La suite de cette même formulation n'est pas plus valable : "Celles-ci [les luttes revendicatives] sont les conditions objectives de la conscience, de l'expérience que la classe accumule, de l'éloignement d'un certain nombre d'ouvriers du chaos de l'idéologie dominante et de la synthèse et de la théorisation de cette expérience qui, au fil de l'histoire de la classe et de ses luttes, fait surgir une expression politique du prolétariat : expression politique qui, à un certain niveau de développement, devient le parti de classe". Dans ce cas, d'abord on attribue à la classe le rôle du parti, pour ensuite faire naître le parti dans des phases historiques déterminées, caractérisées par l'indépendance de la conscience politique de la classe elle-même. Le parti est bien le fruit historique d'une série de luttes économiques, de synthèses et d'élaborations qui proviennent de l'expérience de la lutte de classe et qui, une fois devenues tactique et stratégie, retournent à la classe pour l'orienter dans un sens révolutionnaire, rompant l'enveloppe économiste qui l'enserre. Mais il ne naît pas après que la classe, dans son ensemble ait achevé indépendamment son parcours d'acquisition de la conscience ; il ne naît pas non plus à chaque reprise de la lutte de classe comme l'achèvement logique d'un parcours évolutionniste déjà tracé.

Cela dit, il nous semble avoir noté une contradiction entre ce que vous avez formulé dans le texte et ce que vous avez proposé oralement.
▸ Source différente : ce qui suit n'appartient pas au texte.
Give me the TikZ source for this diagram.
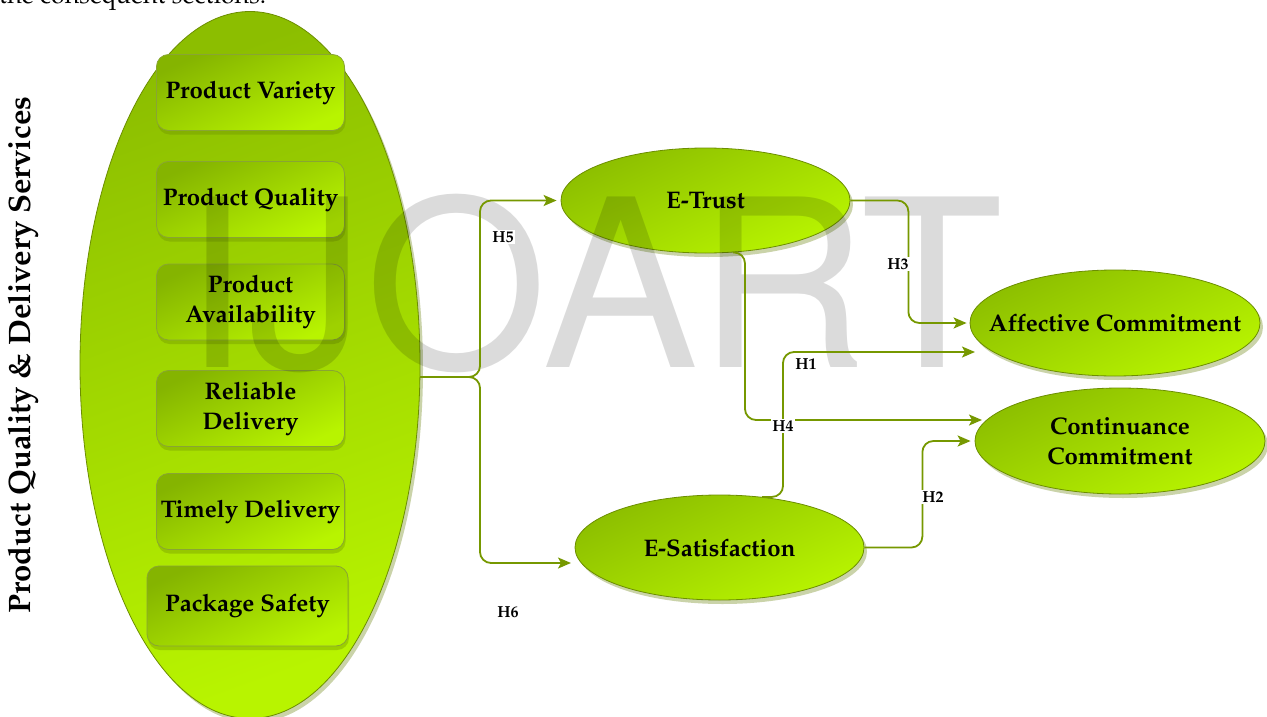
\documentclass[tikz,border=0pt]{standalone}
\usepackage[T1]{fontenc}
\usepackage{mathpazo}
\usetikzlibrary{shapes.geometric,arrows.meta,shadows}
\definecolor{gdark}{RGB}{140,190,0}
\definecolor{glight}{RGB}{184,244,0}
\definecolor{gline}{RGB}{118,152,0}
\definecolor{gedge}{RGB}{108,142,0}
\definecolor{gshadow}{RGB}{196,206,160}
\begin{document}
\begin{tikzpicture}[x=1pt,y=-1pt,
  ell/.style={ellipse, draw=gedge, line width=0.8pt, top color=gdark, bottom color=glight,
    shading angle=25, drop shadow={shadow xshift=3pt, shadow yshift=-4pt, fill=gshadow, opacity=0.9},
    font=\fontsize{24}{30}\selectfont\bfseries, align=center, inner ysep=0pt, inner xsep=-30pt,
    minimum width=289pt, minimum height=105pt},
  bigell/.style={ellipse, draw=gedge, line width=0.8pt, top color=gdark, bottom color=glight,
    shading angle=20, drop shadow={shadow xshift=3pt, shadow yshift=-4pt, fill=gshadow, opacity=0.9},
    inner sep=0pt, minimum width=340pt, minimum height=707pt},
  box/.style={rectangle, rounded corners=12pt, draw=gedge!80, line width=0.8pt,
    top color=gdark!95!black, bottom color=glight, shading angle=25,
    drop shadow={shadow xshift=1pt, shadow yshift=-4pt, fill=gedge, opacity=0.35},
    minimum width=188pt, minimum height=76pt, inner sep=0pt,
    font=\fontsize{24}{30}\selectfont\bfseries, align=center},
  conn/.style={draw=gline, line width=1.8pt, rounded corners=11pt,
    -{Stealth[length=13pt,width=11pt,inset=3pt]}},
  lab/.style={fill=white, inner sep=1.5pt, font=\fontsize{16}{16}\selectfont\bfseries},
  wm/.style={anchor=base west, inner sep=0pt, text=black, text opacity=0.14,
    font=\fontfamily{phv}\fontsize{234}{234}\selectfont}
]
\useasboundingbox (0,0) rectangle (1267,717);

% top line of running text (cut off)
\node[anchor=base west, inner sep=0pt, font=\fontsize{25}{25}\selectfont] (toptext) at (-1,4) {the consequent sections.};

% big ellipse and its boxes
\node[bigell] (big) at (250,365) {};
\node[box] (pv) at (250.5,92.5) {Product Variety};
\node[box] (pq) at (250.5,199.5) {Product Quality};
\node[box] (pa) at (250.5,302) {Product\\Availability};
\node[box] (rd) at (250.5,408.5) {Reliable\\Delivery};
\node[box] (td) at (250.5,511.5) {Timely Delivery};
\node[box, minimum width=201pt, minimum height=80pt] (ps) at (247.5,606) {Package Safety};

% side label
\node[rotate=90, inner sep=0pt, font=\fontsize{31}{31}\selectfont\bfseries] (side) at (23,355) {Product Quality \& Delivery Services};

% construct ellipses
\node[ell] (trust) at (705.5,200.5) {E-Trust};
\node[ell] (esat) at (719.5,547.5) {E-Satisfaction};
\node[ell, minimum width=290pt, minimum height=106pt] (aff) at (1115,323) {Affective Commitment};
\node[ell, minimum width=290pt, minimum height=106pt] (cont) at (1120,441) {Continuance\\Commitment};

% watermark
\node[wm] (wmark) at (183,367) {IJOART};

% connectors
\coordinate (src) at (420,377);
\coordinate (fork) at (480,377);
\coordinate (sat6) at (571,563);
\coordinate (c4) at (982,420);
\coordinate (a1) at (975,352);

\draw[conn, shorten >=4pt] (src) -- (fork) |- (trust.west);
\draw[conn] (src) -- (fork) |- (sat6);
\draw[conn, shorten >=3pt] (trust.east) -- ++(58,0) |- (aff.west);
\draw[conn] (trust.-62) -| (745,420) -- (c4);
\draw[conn] (esat.50) -| (783,352) -- (a1);
\draw[conn, shorten >=4pt] (esat.east) -- ++(58,0) |- (cont.west);

% labels
\node[lab] (h5) at (503,237) {H5};
\node[lab] (h3) at (898,264) {H3};
\node[lab] (h1) at (806,364) {H1};
\node[lab] (h4) at (783,426) {H4};
\node[lab] (h2) at (933,497) {H2};
\node[lab] (h6) at (508,612) {H6};
\end{tikzpicture}
\end{document}
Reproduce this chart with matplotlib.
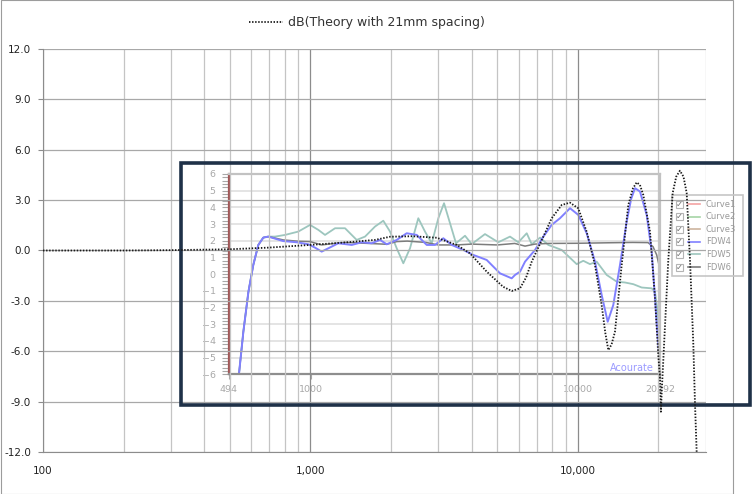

Il ne s'agit peut-être que d'une fausse impression de notre part, mais nous aurons l'occasion de clarifier la question lors de notre prochaine rencontre.

En attendant, nous pensons que si vous nous faisiez parvenir sous forme écrite, même une esquisse, vos premières considérations, cela faciliterait beaucoup la discussion spécifique dans le cadre du parcours de confrontation que nous avons entrepris. Nous sommes tous d'accord (BIPR et FICCI) pour dire que la question parti-classe n'est pas une question académique. Au contraire : la clarté et l'accord sur cet élément fondamental de la théorie-praxis communiste est un présupposé indispensable pour ce processus d'agrégation des forces révolutionnaires cohérentes que nous souhaitons passionnément.